I think it is pretty safe to say that whether you prefer Rolfs or the Rock, the gym has the potential to be a very scary place. In my time at Notre Dame, I think I have willingly gone to the gym a total of five times (and that is being generous). However, this is not due to the fact that I am lazy or simply because I do not value my physical health. It is because I find the gym to be the most intimidating place on campus.
As a freshman, I have experienced a plethora of awkward encounters in which my naiveté has inevitably shown through. Therefore, I have, out of necessity, grown to be one who asks questions and acts boldly. However, it seems that my newfound confidence does not apply in the gym atmosphere. This is mainly because I have become overwhelmed by my extreme level of ignorance.
As I walk into the Rolf’s weight room (if that is even the right term), my ears are met with the clanging of weights, the endless drone of the treadmills, and the breathlessness of the brave. Looking around, I see machines of every shape and size – each built for the sole purpose of instilling fear and anxiety in the ignorant. In order to forgo embarrassment, I head straight to the treadmill. This simple machine has become my best friend over the years because regardless of where I am, the treadmill remains the same. Plus, it’s impossible to mess up cardio, right?
It has recently been brought to my attention that one does not simply use the Rolfs treadmills, but must sign up for one ahead of time. How do I know this? It is not because it was announced during orientation, or that a kind individual explained it to me ahead of time. It is because I experienced the extreme annoyance of a regular gym-goer whose treadmill I had evidently stolen. Now, I understand that this occurrence in itself is not reason enough to forgo going to the gym completely, but the complicated treadmill process has inevitably exiled me to the track.
Now, if the use of machines is not enough to make you shy away from the gym, maybe the sight of the physically fit will be. It is true that we should not compare ourselves to one another, nor should we allow another’s success to stunt our own. However, it is even difficult for the best of us to walk into a room of beautiful people and not feel slightly inadequate. I have had conversations with friends in the past who have said that they cannot go to the gym because they are not fit. They believe that in order to work out in public, they must already have the body that they are aspiring to achieve. It is this backwards way of thinking that allows the gym to become more intimidating and less accessible to the everyday individual.
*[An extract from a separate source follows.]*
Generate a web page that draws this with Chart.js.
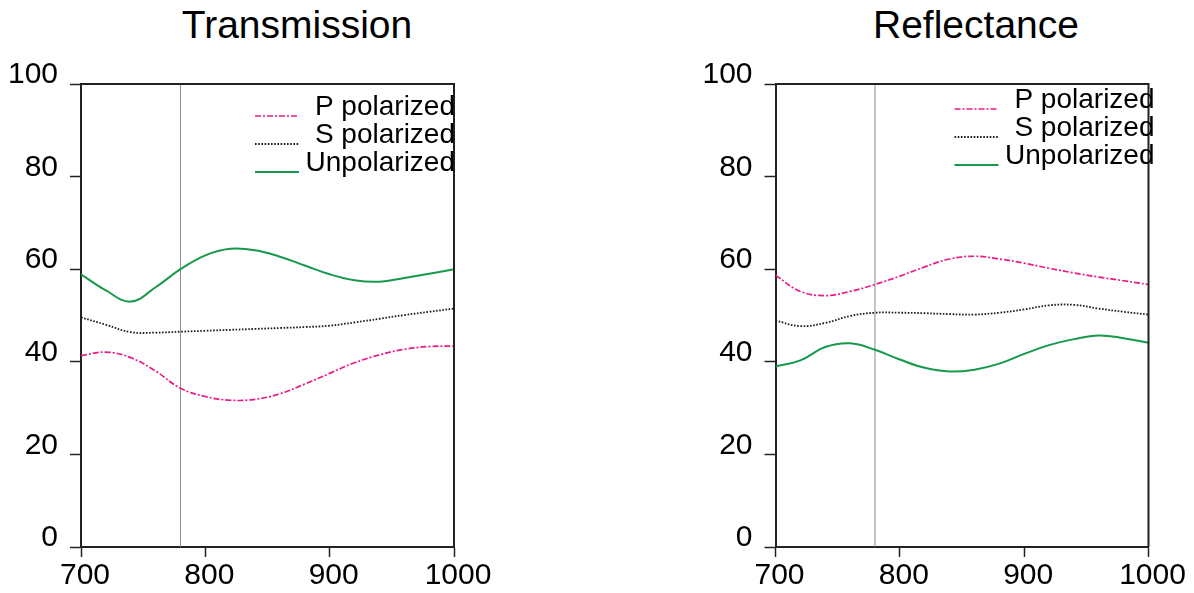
<!DOCTYPE html>
<html>
<head>
<meta charset="utf-8">
<script src="https://cdn.jsdelivr.net/npm/chart.js@4/dist/chart.umd.min.js"></script>
<style>
  body { margin: 0; background: #fff; }
  #wrap { position: relative; width: 1194px; height: 593px; overflow: hidden; }
  canvas { position: absolute; top: 0; }
  .title { position: absolute; top: 6px; text-align: center; font: 39px "Liberation Sans", Arial, sans-serif; line-height: 38px; color: #000; }
</style>
</head>
<body>
<div id="wrap">
  <div class="title" style="left:97px;width:400px">Transmission</div>
  <div class="title" style="left:776px;width:400px">Reflectance</div>
  <canvas id="transChart" width="597" height="593" style="left:0"></canvas>
  <canvas id="reflChart" width="597" height="593" style="left:597px"></canvas>
</div>
<script>
// wavelength (nm)
var wavelengths = [700, 720, 740, 760, 780, 800, 820, 840, 860, 880, 900, 920, 940, 960, 980, 1000];
var yTicks = [0, 20, 40, 60, 80, 100];
var xTicks = [700, 800, 900, 1000];
var seriesNames = ['P polarized', 'S polarized', 'Unpolarized'];

// Transmission (%)
var transP = [41.3, 42.1, 40.9, 38.0, 34.3, 32.5, 31.7, 31.9, 33.1, 35.2, 37.5, 39.8, 41.5, 42.7, 43.3, 43.4];
var transS = [49.6, 48.0, 46.4, 46.3, 46.5, 46.7, 46.9, 47.1, 47.3, 47.5, 47.8, 48.5, 49.3, 50.1, 50.8, 51.5];
var transU = [58.9, 55.4, 53.0, 56.1, 60.0, 63.0, 64.4, 64.1, 62.7, 60.8, 58.9, 57.6, 57.3, 58.1, 59.0, 60.0];

// Reflectance (%)
var reflP = [58.7, 55.2, 54.3, 55.2, 56.7, 58.5, 60.5, 62.2, 62.8, 62.2, 61.3, 60.2, 59.2, 58.3, 57.5, 56.7];
var reflS = [48.9, 47.7, 48.4, 49.9, 50.6, 50.6, 50.5, 50.3, 50.2, 50.6, 51.3, 52.2, 52.3, 51.5, 50.8, 50.2];
var reflU = [39.0, 40.3, 43.2, 44.0, 42.6, 40.5, 38.7, 37.9, 38.3, 39.6, 41.7, 43.6, 44.9, 45.7, 45.1, 44.1];

var markerWavelength = 780;

var font = '"Liberation Sans", Arial, sans-serif';
var axisColor = '#222222';

function points(vals) {
  return wavelengths.map(function(w, i) { return {x: w, y: vals[i]}; });
}

// box around the plot (top + right side, the axes draw the rest)
var frame = {
  id: 'frame',
  afterDatasetsDraw: function(chart) {
    var a = chart.chartArea, ctx = chart.ctx;
    ctx.save();
    ctx.strokeStyle = axisColor;
    ctx.lineWidth = 2;
    ctx.beginPath();
    ctx.moveTo(a.left, a.top);
    ctx.lineTo(a.right, a.top);
    ctx.lineTo(a.right, a.bottom);
    ctx.stroke();
    ctx.restore();
  }
};

// legend inside the plot: line sample on the left, text right aligned
var lineLegend = {
  id: 'lineLegend',
  afterDraw: function(chart, args, opts) {
    var a = chart.chartArea, ctx = chart.ctx;
    var right = a.right + opts.dx;
    var y = a.top + opts.dy;
    ctx.save();
    ctx.font = '28px ' + font;
    ctx.textAlign = 'right';
    ctx.textBaseline = 'alphabetic';
    chart.data.datasets.forEach(function(ds) {
      if (!ds.label) return;
      ctx.strokeStyle = ds.borderColor;
      ctx.lineWidth = ds.borderWidth;
      ctx.setLineDash(ds.borderDash || []);
      ctx.beginPath();
      ctx.moveTo(right - 200, y + 1);
      ctx.lineTo(right - 156, y + 1);
      ctx.stroke();
      ctx.setLineDash([]);
      ctx.fillStyle = '#000';
      ctx.fillText(ds.label, right, y);
      y += 28;
    });
    ctx.restore();
  }
};

function makeChart(id, p, s, u, axisLeft, legendPos) {
  return new Chart(document.getElementById(id), {
    type: 'line',
    data: {
      datasets: [
        {label: seriesNames[0], data: points(p), borderColor: '#ec1a86', borderWidth: 1.7, borderDash: [6, 2, 2, 2]},
        {label: seriesNames[1], data: points(s), borderColor: '#1a1a1a', borderWidth: 1.8, borderDash: [1.6, 1.6]},
        {label: seriesNames[2], data: points(u), borderColor: '#17994b', borderWidth: 2},
        {data: [{x: markerWavelength, y: 0}, {x: markerWavelength, y: 100}], borderColor: '#8a8a8a', borderWidth: 1, tension: 0}
      ]
    },
    options: {
      responsive: false,
      devicePixelRatio: 1,
      animation: false,
      layout: {padding: {left: 0, top: 84, right: 597 - axisLeft - 373, bottom: 6}},
      elements: {
        line: {tension: 0.4, fill: false},
        point: {radius: 0, hoverRadius: 0}
      },
      plugins: {
        legend: {display: false},
        tooltip: {enabled: false},
        title: {display: false},
        lineLegend: legendPos
      },
      scales: {
        x: {
          type: 'linear',
          min: 700,
          max: 1000,
          afterBuildTicks: function(scale) { scale.ticks = xTicks.map(function(v) { return {value: v}; }); },
          afterFit: function(scale) { scale.height = 40; },
          grid: {drawOnChartArea: false, drawTicks: true, tickLength: 10, tickColor: axisColor, tickWidth: 1.5},
          border: {display: true, color: axisColor, width: 2},
          ticks: {color: '#000', font: {family: font, size: 30}, padding: 1, labelOffset: 4, maxRotation: 0,
                  callback: function(v) { return String(v); }}
        },
        y: {
          min: 0,
          max: 100,
          afterBuildTicks: function(scale) { scale.ticks = yTicks.map(function(v) { return {value: v}; }); },
          afterFit: function(scale) { scale.width = axisLeft; },
          grid: {drawOnChartArea: false, drawTicks: true, tickLength: 11, tickColor: axisColor, tickWidth: 1.5},
          border: {display: true, color: axisColor, width: 2},
          ticks: {color: '#000', font: {family: font, size: 30}, padding: 12, labelOffset: -9,
                  callback: function(v) { return String(v); }}
        }
      }
    },
    plugins: [frame, lineLegend]
  });
}

makeChart('transChart', transP, transS, transU, 81, {dx: 1, dy: 31});
makeChart('reflChart', reflP, reflS, reflU, 178.5, {dx: 6, dy: 24});
</script>
</body>
</html>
In order to remedy this fear, I decided to enroll in a weight training class – this being one of the best decisions of my life. This class has liberated me from the chains of anxiety that I have experienced for so long and has slowly built up my confidence within the gym atmosphere.
I believe that it is important for individuals to realize that their fears are valid and that the discomfort of the gym is experienced by many. However, these fears should not inhibit your self-betterment. I encourage those who have realized the intimidating nature of the gym to look beyond the costs of discomfort to the infinite amount of benefits, and realize that there are resources that can help. The first step to overcoming this fear is to get educated, and always remember: you have to want it more than you’re afraid of it.